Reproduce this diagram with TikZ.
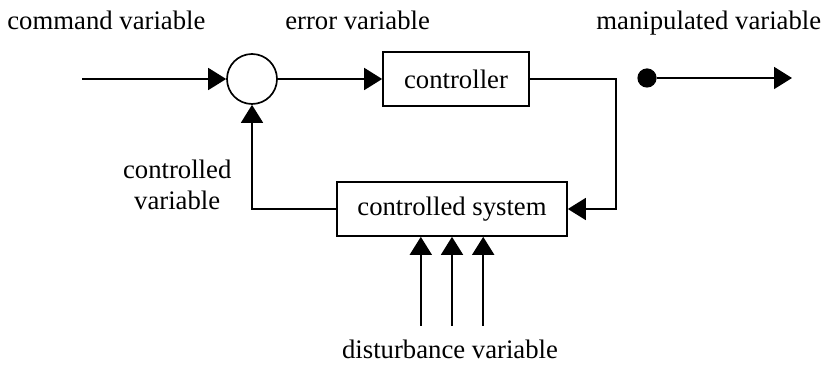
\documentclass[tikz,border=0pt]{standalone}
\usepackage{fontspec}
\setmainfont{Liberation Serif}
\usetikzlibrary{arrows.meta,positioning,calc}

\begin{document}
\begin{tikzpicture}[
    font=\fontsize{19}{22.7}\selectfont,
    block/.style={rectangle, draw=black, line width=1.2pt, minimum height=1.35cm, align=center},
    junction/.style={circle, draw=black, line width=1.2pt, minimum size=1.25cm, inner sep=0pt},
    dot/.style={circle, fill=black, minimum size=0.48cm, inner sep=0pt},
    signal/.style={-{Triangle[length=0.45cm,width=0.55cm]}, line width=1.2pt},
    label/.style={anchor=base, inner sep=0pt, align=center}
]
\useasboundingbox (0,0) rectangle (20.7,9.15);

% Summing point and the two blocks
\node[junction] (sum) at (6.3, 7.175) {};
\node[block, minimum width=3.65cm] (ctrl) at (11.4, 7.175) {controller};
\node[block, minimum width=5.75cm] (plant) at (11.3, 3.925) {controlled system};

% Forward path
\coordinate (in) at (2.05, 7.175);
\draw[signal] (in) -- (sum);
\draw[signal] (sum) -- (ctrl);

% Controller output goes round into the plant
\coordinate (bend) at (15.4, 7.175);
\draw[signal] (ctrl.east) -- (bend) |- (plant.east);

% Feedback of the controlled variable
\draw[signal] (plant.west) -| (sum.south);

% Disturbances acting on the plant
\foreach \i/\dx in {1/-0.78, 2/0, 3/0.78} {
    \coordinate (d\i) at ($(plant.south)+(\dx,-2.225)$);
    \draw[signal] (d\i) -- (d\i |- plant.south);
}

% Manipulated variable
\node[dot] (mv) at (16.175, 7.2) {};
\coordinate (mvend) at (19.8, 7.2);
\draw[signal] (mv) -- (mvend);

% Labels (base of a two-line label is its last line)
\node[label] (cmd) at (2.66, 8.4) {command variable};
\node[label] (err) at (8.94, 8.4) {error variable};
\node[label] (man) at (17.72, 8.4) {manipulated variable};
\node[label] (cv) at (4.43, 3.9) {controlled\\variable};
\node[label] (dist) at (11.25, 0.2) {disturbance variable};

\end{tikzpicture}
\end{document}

---

Work to complete: Please reproduce the listing exactly from its opening line through the line that contains "minimum width=5.75cm] (plant)", both included, with all pictures omitted.

The answer:
Reproduce this diagram with TikZ.
\documentclass[tikz,border=0pt]{standalone}
\usepackage{fontspec}
\setmainfont{Liberation Serif}
\usetikzlibrary{arrows.meta,positioning,calc}

\begin{document}
\begin{tikzpicture}[
    font=\fontsize{19}{22.7}\selectfont,
    block/.style={rectangle, draw=black, line width=1.2pt, minimum height=1.35cm, align=center},
    junction/.style={circle, draw=black, line width=1.2pt, minimum size=1.25cm, inner sep=0pt},
    dot/.style={circle, fill=black, minimum size=0.48cm, inner sep=0pt},
    signal/.style={-{Triangle[length=0.45cm,width=0.55cm]}, line width=1.2pt},
    label/.style={anchor=base, inner sep=0pt, align=center}
]
\useasboundingbox (0,0) rectangle (20.7,9.15);

% Summing point and the two blocks
\node[junction] (sum) at (6.3, 7.175) {};
\node[block, minimum width=3.65cm] (ctrl) at (11.4, 7.175) {controller};
\node[block, minimum width=5.75cm] (plant) at (11.3, 3.925) {controlled system};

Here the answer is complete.